How then can you avoid the blind spot of survivorship bias? What do you do with advice?

This question came to me when I was watching an Engage Talk by Dr King’ori – the host of the weekly NTV show, The Wicked Edition. In his talk, Dr King’ori shared how he sought a breakthrough in comedy. The theme of his talk was, “Postpone giving up one more time.” Amazing advice. 

However, I could not shake a contrarian thought. How many comedians have come to the city, gave it their all and never got a breakthrough? They postponed until they had to cave. Furthermore, according to Dr King’ori’s story, his breakthrough came in the nick of time. Maybe if it never came that day, he would not have postponed giving up once more.

I am not disputing the advice and insight that Dr King’ori was offering. It has inspired me actually. 

But, when successful people give advice, they do it in hindsight. They look back, connect the dots backwards and create a narrative. That narrative is what they share. However, when they were in the moment of breakthrough, they never thought, ‘This is it’. They only wished it would be. And for those who were successful, that was the moment.

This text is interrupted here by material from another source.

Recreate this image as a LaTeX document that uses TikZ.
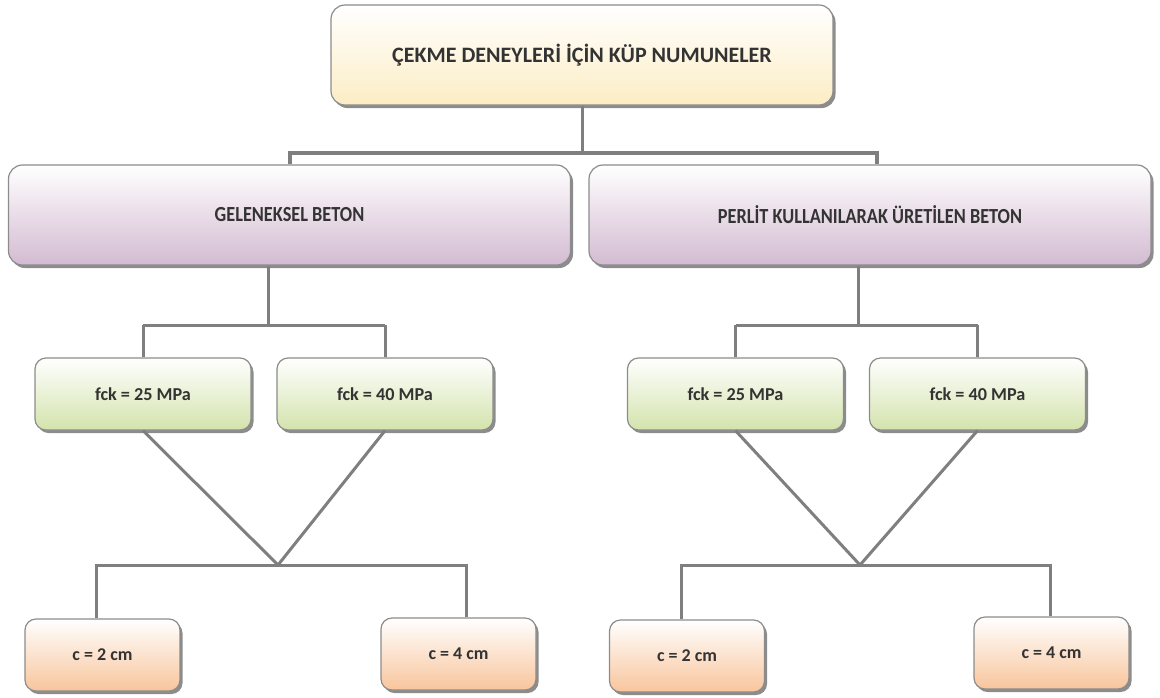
\documentclass[tikz,border=0pt]{standalone}
\usepackage{fontspec}
\setmainfont{Carlito}
\newfontfamily\condfont{Carlito}[FakeStretch=0.85]
\usetikzlibrary{shadows,calc}
\definecolor{linec}{HTML}{7F7F7F}
\definecolor{bordc}{HTML}{8C8C8C}
\definecolor{txtc}{HTML}{333333}
\definecolor{yelc}{HTML}{FBEDC4}
\definecolor{purc}{HTML}{D3BBD1}
\definecolor{grnc}{HTML}{D3E3AC}
\definecolor{orac}{HTML}{F8C59C}
\tikzset{
  box/.style={draw=bordc, line width=1.2pt, rounded corners=14pt, inner sep=0pt,
    text=txtc,
    drop shadow={shadow xshift=2.5pt, shadow yshift=-3pt, fill=black, opacity=0.45}},
  topbox/.style={box, top color=white, bottom color=yelc, minimum width=502pt, minimum height=100pt,
    font=\bfseries\fontsize{22}{26}\selectfont},
  midbox/.style={box, top color=white, bottom color=purc, minimum width=562pt, minimum height=100pt,
    font=\condfont\bfseries\fontsize{21.5}{25}\selectfont},
  grnbox/.style={box, rounded corners=11pt, top color=white, bottom color=grnc, minimum width=216pt, minimum height=72pt,
    font=\bfseries\fontsize{18.2}{22}\selectfont},
  orabox/.style={box, rounded corners=11pt, top color=white, bottom color=orac, minimum width=155pt, minimum height=72pt,
    font=\bfseries\fontsize{18}{22}\selectfont},
  conn/.style={draw=linec, line width=3pt},
  thick conn/.style={draw=linec, line width=4pt}
}
\begin{document}
\begin{tikzpicture}[x=1pt,y=1pt]
\useasboundingbox (0,0) rectangle (1160,-697);
\coordinate (hTop) at (582,-153);
\coordinate (hTopR) at (877,-153);
\coordinate (dL) at (268,-325);
\coordinate (dR) at (858,-325);
\coordinate (apL) at (278,-565);
\coordinate (apR) at (860,-565);

% boxes
\node[topbox] (top) at (582,-55) {ÇEKME DENEYLERİ İÇİN KÜP NUMUNELER};
\node[midbox] (l2l) at (289.5,-215) {GELENEKSEL BETON};
\node[midbox] (l2r) at (870,-215) {PERLİT KULLANILARAK ÜRETİLEN BETON};
\node[grnbox] (g1) at (143,-394) {fck = 25 MPa};
\node[grnbox] (g2) at (385,-394) {fck = 40 MPa};
\node[grnbox] (g3) at (735.5,-394) {fck = 25 MPa};
\node[grnbox] (g4) at (977.5,-394) {fck = 40 MPa};
\node[orabox] (o1) at (102.5,-655) {c = 2 cm};
\node[orabox] (o2) at (458.5,-654) {c = 4 cm};
\node[orabox] (o3) at (687,-656) {c = 2 cm};
\node[orabox] (o4) at (1051.5,-653) {c = 4 cm};

% top connector
\draw[conn] (top.south) -- (hTop);
\draw[thick conn] (hTop) -- (hTop -| l2l.north) -- (l2l.north);
\draw[thick conn] (hTop) -- (hTopR) -- (hTopR |- l2r.north);
% level 2 to green
\draw[conn] (l2l.south -| dL) -- (dL);
\draw[conn] (dL -| g1.north) -- (dL -| g2.north);
\draw[conn] (dL -| g1.north) -- (g1.north);
\draw[conn] (dL -| g2.north) -- (g2.north);
\draw[conn] (l2r.south -| dR) -- (dR);
\draw[conn] (dR -| g3.north) -- (dR -| g4.north);
\draw[conn] (dR -| g3.north) -- (g3.north);
\draw[conn] (dR -| g4.north) -- (g4.north);
% V shapes
\draw[conn, line join=round] (g1.south) -- (apL) -- (g2.south);
\draw[conn, line join=round] (g3.south) -- (apR) -- (g4.south);
% bottom connectors
\draw[conn] ([xshift=-6pt]o1.north) |- (apL);
\draw[conn] ([xshift=8pt]o2.north) |- (apL);
\draw[conn] ([xshift=-6pt]o3.north) |- (apR);
\draw[conn] ([xshift=-1pt]o4.north) |- (apR);
\end{tikzpicture}
\end{document}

For those who failed, it wasn’t.

Nevertheless, if you were to put Dr King’ori’s advice into practice, learning from failures is more valuable than learning from successes. Learning from the failures, allows you to avoid destruction, giving you the opportunity to postpone longer. Hence, you need to neutralise your data set to eliminate the survivorship bias.

Advice from those who have failed is useful in that it tells you how to avoid deadly obstacles. For instance, a recovering alcoholic and an alcoholic who has not been able to quit would advise you never to touch alcohol. However, the survivor’s advice skews your view, you perceive alcohol as something that can be survived. Whereas the alcoholic paints the picture of, if it grips you, that’s it for you.

Success leaves clues, but failure leaves causalities.

Many successful people are survivors and statistically, they represent a fraction of the multitudes who tried. The biggest number of people failed. Success advice from the prominent is plenty and accessible. However, you have to actively find advice from the people who have failed. Because that which the successful overcame you can overcome, but if that which caused the failures gets you, you might not get to postpone giving up. That’s it for you.

Within you lies the potential to succeed and to fail. Therefore, when you go about finding success advice – finding the clues – learn from the casualties too. 

Learn from people who have been fired, learn from people who have not been able to quit drugs, learn from people whose relationships have failed, learn from the homeless, learn from those who never made it out of your village, learn from everyone. 

With a balanced data set, you can properly infer what success is, and what to do. But most importantly, what not to do.